● What is required: Pictures are not part of the copy. Give again exactly the lines from the one with "Give me the Plotly source for this chart." to the one with "return px +", inclusive.

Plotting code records
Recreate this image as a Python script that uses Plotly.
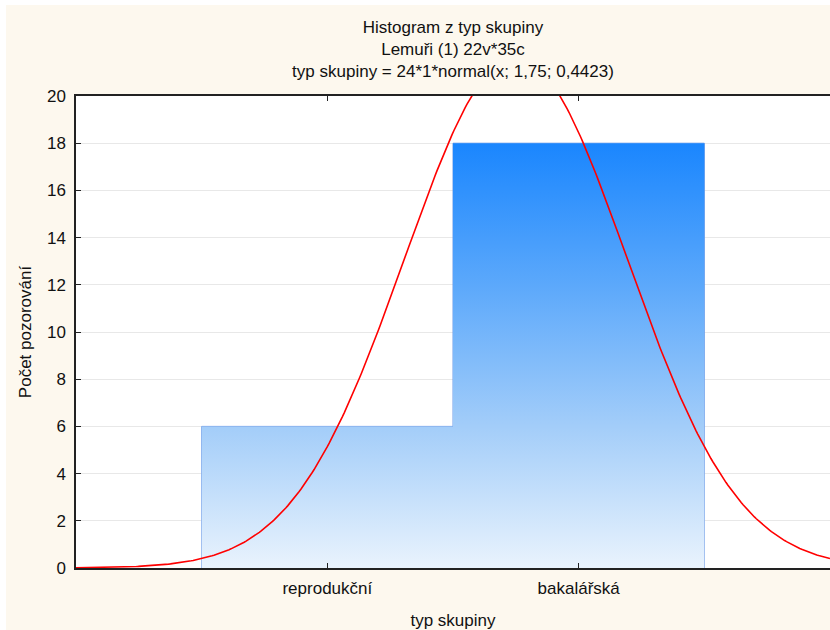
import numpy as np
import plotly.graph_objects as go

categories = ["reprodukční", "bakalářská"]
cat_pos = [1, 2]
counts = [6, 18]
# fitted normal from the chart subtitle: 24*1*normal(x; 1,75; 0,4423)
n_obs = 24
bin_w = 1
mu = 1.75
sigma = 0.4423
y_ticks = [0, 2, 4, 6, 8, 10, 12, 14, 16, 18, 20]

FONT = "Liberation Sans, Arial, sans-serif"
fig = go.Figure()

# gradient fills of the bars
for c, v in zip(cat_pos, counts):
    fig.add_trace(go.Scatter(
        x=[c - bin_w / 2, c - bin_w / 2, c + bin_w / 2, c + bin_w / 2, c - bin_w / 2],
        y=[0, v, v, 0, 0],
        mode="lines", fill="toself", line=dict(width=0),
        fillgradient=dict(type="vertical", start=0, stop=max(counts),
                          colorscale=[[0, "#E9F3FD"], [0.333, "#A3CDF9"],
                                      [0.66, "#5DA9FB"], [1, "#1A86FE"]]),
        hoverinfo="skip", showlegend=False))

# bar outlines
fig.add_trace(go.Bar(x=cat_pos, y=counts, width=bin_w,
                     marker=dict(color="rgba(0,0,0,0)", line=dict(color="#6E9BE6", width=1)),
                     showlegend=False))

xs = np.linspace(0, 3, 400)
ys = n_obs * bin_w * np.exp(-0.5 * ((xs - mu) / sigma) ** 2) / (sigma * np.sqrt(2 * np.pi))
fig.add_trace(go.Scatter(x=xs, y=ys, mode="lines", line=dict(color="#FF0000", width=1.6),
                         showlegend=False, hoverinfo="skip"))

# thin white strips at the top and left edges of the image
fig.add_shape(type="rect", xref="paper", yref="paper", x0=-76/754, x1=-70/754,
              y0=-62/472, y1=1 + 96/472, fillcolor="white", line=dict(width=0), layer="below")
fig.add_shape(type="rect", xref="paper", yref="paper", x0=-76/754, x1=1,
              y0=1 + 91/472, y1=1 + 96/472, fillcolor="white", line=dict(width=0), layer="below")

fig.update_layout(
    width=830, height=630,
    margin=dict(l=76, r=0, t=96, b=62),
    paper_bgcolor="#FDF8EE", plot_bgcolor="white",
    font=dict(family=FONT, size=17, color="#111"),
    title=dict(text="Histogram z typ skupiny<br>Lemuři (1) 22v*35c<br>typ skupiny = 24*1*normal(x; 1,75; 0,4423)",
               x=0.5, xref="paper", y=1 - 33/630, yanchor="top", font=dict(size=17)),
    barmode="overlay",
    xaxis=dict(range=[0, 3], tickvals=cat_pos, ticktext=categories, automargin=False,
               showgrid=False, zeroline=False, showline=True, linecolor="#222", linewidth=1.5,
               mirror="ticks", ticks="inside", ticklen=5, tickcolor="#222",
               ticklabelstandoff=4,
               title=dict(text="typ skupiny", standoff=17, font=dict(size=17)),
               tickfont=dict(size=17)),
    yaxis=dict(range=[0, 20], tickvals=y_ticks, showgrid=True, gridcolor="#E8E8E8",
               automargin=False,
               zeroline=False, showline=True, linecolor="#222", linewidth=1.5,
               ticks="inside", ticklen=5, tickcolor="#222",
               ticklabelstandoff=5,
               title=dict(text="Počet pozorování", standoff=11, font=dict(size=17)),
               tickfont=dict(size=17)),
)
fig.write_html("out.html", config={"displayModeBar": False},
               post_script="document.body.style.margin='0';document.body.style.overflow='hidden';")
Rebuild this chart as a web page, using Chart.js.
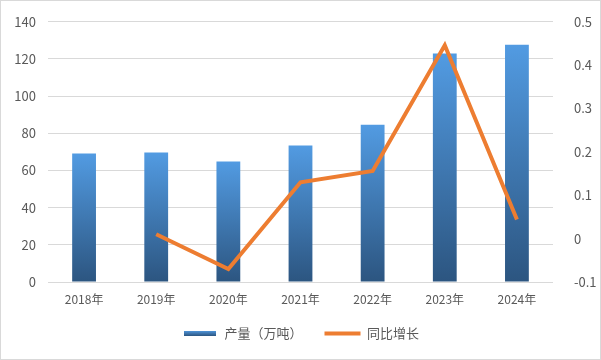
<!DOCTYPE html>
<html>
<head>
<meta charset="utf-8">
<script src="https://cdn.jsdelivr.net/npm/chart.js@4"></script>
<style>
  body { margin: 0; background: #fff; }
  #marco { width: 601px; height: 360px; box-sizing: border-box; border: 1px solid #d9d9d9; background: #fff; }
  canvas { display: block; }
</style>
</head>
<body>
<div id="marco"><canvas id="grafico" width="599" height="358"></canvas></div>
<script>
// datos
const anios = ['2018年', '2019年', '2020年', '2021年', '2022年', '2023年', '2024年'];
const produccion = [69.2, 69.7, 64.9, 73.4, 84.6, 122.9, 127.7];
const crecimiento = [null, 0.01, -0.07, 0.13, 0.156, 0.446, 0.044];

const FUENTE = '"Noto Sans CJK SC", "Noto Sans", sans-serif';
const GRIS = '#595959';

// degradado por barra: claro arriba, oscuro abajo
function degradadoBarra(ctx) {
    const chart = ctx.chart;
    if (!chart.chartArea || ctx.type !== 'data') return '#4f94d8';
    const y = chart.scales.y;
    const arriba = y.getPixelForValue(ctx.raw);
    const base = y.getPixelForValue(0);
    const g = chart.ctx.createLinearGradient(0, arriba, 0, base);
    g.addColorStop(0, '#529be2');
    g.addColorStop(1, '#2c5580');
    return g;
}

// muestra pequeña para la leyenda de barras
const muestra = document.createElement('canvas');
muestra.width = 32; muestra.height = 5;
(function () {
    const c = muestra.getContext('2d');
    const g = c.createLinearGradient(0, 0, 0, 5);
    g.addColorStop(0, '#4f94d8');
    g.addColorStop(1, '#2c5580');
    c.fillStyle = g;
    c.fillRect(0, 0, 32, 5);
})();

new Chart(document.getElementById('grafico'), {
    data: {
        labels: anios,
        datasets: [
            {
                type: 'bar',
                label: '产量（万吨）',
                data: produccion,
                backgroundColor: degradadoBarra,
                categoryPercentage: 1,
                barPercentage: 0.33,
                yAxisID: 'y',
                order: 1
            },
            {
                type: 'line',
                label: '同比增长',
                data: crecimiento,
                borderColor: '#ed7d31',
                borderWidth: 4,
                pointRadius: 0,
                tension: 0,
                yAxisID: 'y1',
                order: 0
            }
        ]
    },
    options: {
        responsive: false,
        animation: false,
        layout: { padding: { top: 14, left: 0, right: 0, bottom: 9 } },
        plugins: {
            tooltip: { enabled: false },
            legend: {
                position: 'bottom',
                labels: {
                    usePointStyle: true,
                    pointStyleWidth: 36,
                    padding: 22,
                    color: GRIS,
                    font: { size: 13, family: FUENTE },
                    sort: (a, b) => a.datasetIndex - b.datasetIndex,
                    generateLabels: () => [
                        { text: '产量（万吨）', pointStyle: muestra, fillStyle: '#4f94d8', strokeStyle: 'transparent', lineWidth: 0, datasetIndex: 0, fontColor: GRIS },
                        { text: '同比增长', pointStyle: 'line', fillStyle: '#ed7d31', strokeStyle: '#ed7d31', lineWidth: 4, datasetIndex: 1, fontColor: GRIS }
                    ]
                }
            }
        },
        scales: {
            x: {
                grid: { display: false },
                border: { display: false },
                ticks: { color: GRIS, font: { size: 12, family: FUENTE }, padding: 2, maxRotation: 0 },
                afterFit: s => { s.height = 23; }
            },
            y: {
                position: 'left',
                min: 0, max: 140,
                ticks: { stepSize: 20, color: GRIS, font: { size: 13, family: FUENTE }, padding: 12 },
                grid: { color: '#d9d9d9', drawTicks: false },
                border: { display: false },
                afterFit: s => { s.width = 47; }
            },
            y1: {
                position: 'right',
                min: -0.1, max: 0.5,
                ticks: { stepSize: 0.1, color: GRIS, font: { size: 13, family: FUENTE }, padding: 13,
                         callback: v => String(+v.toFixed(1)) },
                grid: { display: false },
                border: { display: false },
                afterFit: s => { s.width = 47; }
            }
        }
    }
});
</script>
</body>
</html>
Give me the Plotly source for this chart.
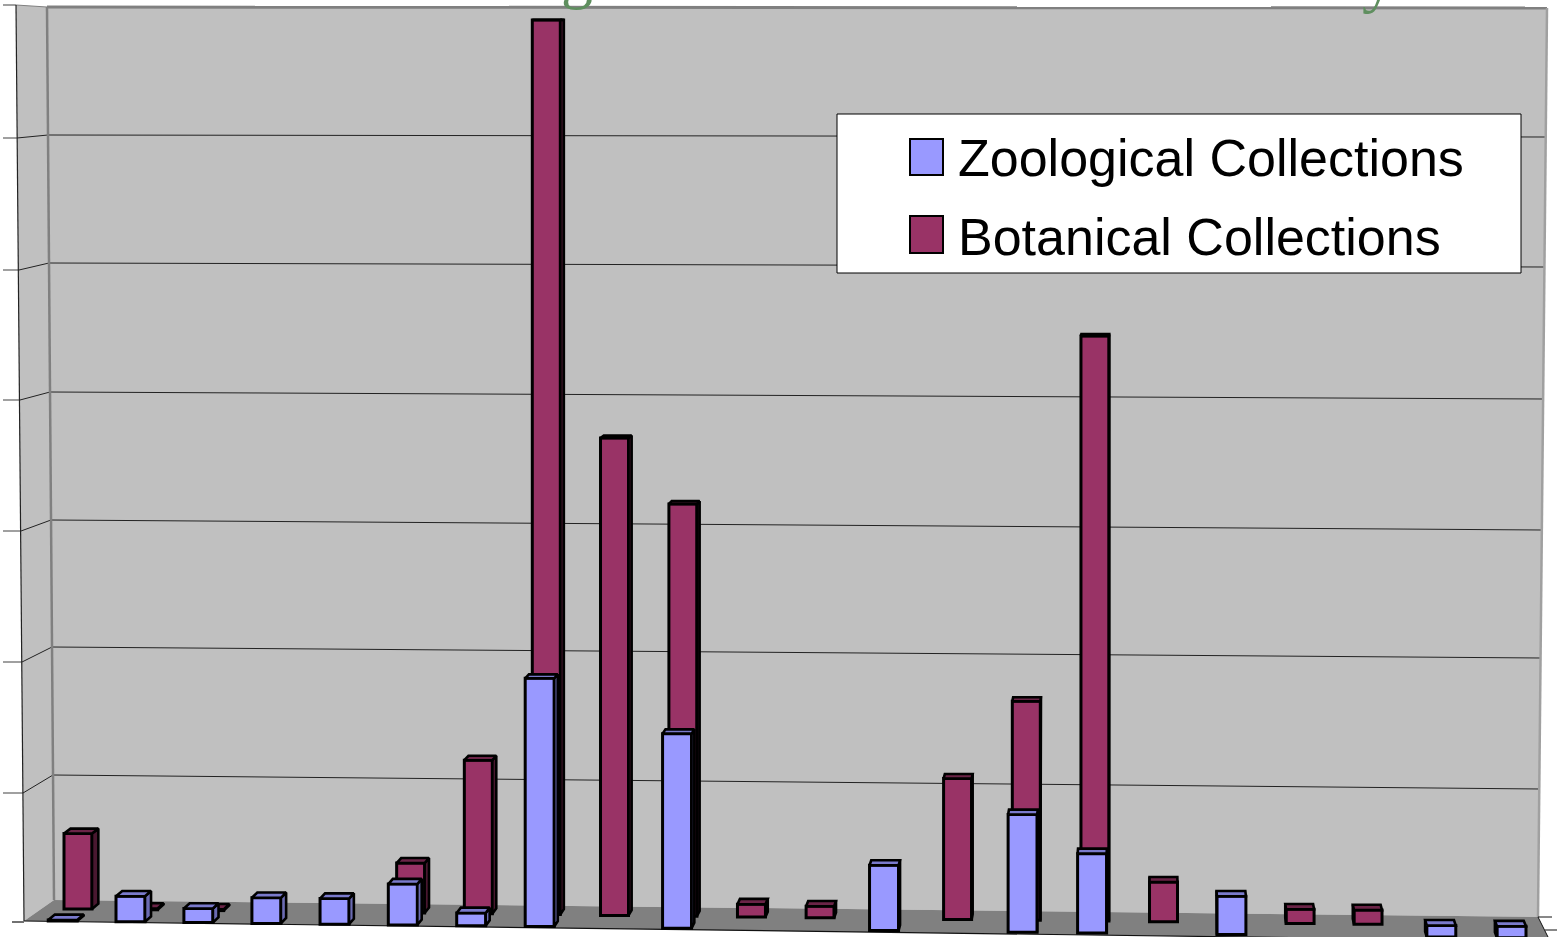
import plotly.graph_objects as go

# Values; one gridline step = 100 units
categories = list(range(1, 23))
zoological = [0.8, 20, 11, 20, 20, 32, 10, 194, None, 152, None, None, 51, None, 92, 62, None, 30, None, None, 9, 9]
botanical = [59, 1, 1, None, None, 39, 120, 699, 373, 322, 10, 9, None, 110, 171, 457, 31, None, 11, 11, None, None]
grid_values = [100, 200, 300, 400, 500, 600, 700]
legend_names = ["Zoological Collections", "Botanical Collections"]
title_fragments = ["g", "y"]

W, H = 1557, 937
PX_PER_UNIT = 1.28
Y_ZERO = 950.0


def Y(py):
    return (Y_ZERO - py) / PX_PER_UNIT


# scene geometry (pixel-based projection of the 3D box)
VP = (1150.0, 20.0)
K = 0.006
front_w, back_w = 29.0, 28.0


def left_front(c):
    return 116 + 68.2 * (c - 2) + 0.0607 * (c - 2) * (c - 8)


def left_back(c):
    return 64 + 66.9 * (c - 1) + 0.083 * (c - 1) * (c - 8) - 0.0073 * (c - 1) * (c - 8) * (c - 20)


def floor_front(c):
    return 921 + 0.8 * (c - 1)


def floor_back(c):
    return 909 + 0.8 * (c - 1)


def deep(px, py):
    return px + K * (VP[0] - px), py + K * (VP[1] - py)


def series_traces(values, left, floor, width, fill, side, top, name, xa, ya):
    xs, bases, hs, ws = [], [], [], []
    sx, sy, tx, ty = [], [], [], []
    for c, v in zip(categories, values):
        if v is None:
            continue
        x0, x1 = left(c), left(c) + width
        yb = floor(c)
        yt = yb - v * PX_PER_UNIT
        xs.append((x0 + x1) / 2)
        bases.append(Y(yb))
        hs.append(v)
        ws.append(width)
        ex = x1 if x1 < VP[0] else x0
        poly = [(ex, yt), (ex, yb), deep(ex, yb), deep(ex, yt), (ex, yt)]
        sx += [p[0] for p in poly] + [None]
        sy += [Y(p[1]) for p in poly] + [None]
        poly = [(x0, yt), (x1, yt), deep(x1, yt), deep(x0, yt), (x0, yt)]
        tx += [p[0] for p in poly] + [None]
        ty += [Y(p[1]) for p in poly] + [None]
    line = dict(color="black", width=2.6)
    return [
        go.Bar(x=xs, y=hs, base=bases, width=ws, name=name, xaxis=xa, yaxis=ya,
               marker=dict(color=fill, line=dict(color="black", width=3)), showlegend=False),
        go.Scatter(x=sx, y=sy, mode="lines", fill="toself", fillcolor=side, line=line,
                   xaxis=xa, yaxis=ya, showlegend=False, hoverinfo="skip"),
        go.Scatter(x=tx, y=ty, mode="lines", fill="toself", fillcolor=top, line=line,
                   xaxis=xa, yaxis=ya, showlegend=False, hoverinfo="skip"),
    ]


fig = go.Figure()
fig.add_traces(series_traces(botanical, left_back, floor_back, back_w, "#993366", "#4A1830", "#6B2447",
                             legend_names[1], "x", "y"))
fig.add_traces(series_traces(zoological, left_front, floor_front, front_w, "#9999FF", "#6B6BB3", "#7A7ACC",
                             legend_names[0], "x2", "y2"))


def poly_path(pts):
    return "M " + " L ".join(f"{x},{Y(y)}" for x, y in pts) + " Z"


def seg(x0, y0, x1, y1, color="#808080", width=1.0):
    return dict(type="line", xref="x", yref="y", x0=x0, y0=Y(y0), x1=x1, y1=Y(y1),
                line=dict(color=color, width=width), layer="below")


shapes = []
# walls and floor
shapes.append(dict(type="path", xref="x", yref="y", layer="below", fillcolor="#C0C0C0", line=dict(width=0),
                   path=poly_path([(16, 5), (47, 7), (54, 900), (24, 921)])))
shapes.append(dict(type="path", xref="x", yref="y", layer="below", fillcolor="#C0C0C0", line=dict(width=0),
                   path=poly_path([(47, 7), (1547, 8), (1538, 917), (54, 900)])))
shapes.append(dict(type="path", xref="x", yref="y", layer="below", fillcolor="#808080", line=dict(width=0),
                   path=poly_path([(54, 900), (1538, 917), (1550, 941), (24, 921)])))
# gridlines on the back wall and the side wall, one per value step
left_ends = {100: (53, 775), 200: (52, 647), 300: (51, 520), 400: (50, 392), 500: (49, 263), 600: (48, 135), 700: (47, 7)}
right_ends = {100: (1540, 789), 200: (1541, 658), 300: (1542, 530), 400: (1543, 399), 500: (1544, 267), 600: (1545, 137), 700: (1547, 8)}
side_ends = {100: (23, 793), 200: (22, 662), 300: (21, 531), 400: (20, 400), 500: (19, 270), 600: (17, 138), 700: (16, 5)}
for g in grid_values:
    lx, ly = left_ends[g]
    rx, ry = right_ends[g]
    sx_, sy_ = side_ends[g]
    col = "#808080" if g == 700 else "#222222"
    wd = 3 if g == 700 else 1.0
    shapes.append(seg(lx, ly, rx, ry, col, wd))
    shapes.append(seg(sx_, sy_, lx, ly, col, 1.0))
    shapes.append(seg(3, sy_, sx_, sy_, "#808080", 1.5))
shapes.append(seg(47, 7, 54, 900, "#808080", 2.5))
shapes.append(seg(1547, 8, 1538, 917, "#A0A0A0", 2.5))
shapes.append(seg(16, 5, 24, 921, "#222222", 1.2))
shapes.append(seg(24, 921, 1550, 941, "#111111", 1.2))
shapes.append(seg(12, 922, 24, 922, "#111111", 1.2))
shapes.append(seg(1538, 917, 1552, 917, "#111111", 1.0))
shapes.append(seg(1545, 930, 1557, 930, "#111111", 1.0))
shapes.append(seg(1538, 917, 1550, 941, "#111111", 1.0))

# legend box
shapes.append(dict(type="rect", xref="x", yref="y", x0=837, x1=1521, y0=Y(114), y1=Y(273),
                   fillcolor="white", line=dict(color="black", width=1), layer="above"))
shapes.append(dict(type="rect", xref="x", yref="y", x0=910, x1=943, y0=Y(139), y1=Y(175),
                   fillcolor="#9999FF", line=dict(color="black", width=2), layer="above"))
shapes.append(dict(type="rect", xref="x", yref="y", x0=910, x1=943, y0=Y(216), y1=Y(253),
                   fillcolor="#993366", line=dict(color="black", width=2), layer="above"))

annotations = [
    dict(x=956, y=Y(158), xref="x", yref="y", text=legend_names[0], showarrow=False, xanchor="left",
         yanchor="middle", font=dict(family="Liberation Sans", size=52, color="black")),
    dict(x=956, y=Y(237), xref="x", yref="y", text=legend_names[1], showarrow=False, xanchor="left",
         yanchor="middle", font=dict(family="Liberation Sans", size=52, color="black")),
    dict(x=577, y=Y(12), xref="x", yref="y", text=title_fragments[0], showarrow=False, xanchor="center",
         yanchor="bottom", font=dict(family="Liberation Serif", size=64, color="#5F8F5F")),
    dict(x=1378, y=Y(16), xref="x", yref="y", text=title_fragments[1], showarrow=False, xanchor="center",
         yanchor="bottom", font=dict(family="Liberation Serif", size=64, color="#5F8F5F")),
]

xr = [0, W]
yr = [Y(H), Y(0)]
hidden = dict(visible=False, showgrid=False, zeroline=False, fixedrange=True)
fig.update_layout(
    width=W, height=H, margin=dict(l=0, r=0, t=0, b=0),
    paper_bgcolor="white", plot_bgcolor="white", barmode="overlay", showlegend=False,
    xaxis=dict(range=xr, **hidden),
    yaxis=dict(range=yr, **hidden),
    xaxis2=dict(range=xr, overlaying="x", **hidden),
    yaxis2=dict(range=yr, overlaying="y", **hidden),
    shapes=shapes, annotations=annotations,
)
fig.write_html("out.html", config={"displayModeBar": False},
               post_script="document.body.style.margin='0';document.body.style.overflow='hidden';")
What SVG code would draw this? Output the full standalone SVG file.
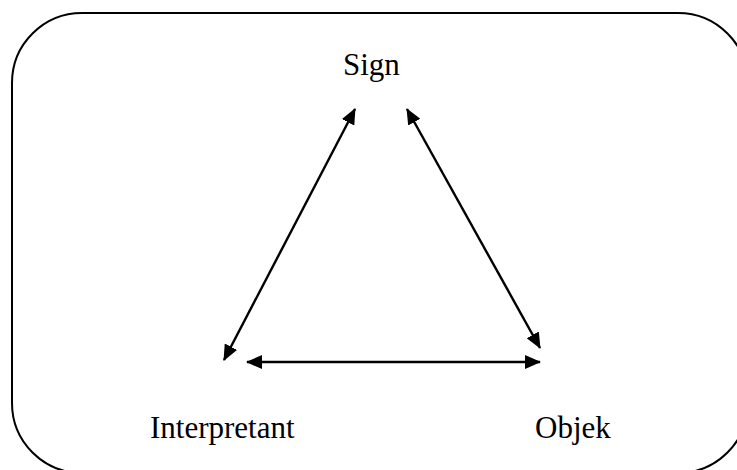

● Result of this task:
Give me the Plotly source for this chart.
import plotly.graph_objects as go

# Values; one gridline step = 100 units
categories = list(range(1, 23))
zoological = [0.8, 20, 11, 20, 20, 32, 10, 194, None, 152, None, None, 51, None, 92, 62, None, 30, None, None, 9, 9]
botanical = [59, 1, 1, None, None, 39, 120, 699, 373, 322, 10, 9, None, 110, 171, 457, 31, None, 11, 11, None, None]
grid_values = [100, 200, 300, 400, 500, 600, 700]
legend_names = ["Zoological Collections", "Botanical Collections"]
title_fragments = ["g", "y"]

W, H = 1557, 937
PX_PER_UNIT = 1.28
Y_ZERO = 950.0


def Y(py):
    return (Y_ZERO - py) / PX_PER_UNIT


# scene geometry (pixel-based projection of the 3D box)
VP = (1150.0, 20.0)
K = 0.006
front_w, back_w = 29.0, 28.0


def left_front(c):
    return 116 + 68.2 * (c - 2) + 0.0607 * (c - 2) * (c - 8)


def left_back(c):
    return 64 + 66.9 * (c - 1) + 0.083 * (c - 1) * (c - 8) - 0.0073 * (c - 1) * (c - 8) * (c - 20)


def floor_front(c):
    return 921 + 0.8 * (c - 1)


def floor_back(c):
    return 909 + 0.8 * (c - 1)


def deep(px, py):
    return px + K * (VP[0] - px), py + K * (VP[1] - py)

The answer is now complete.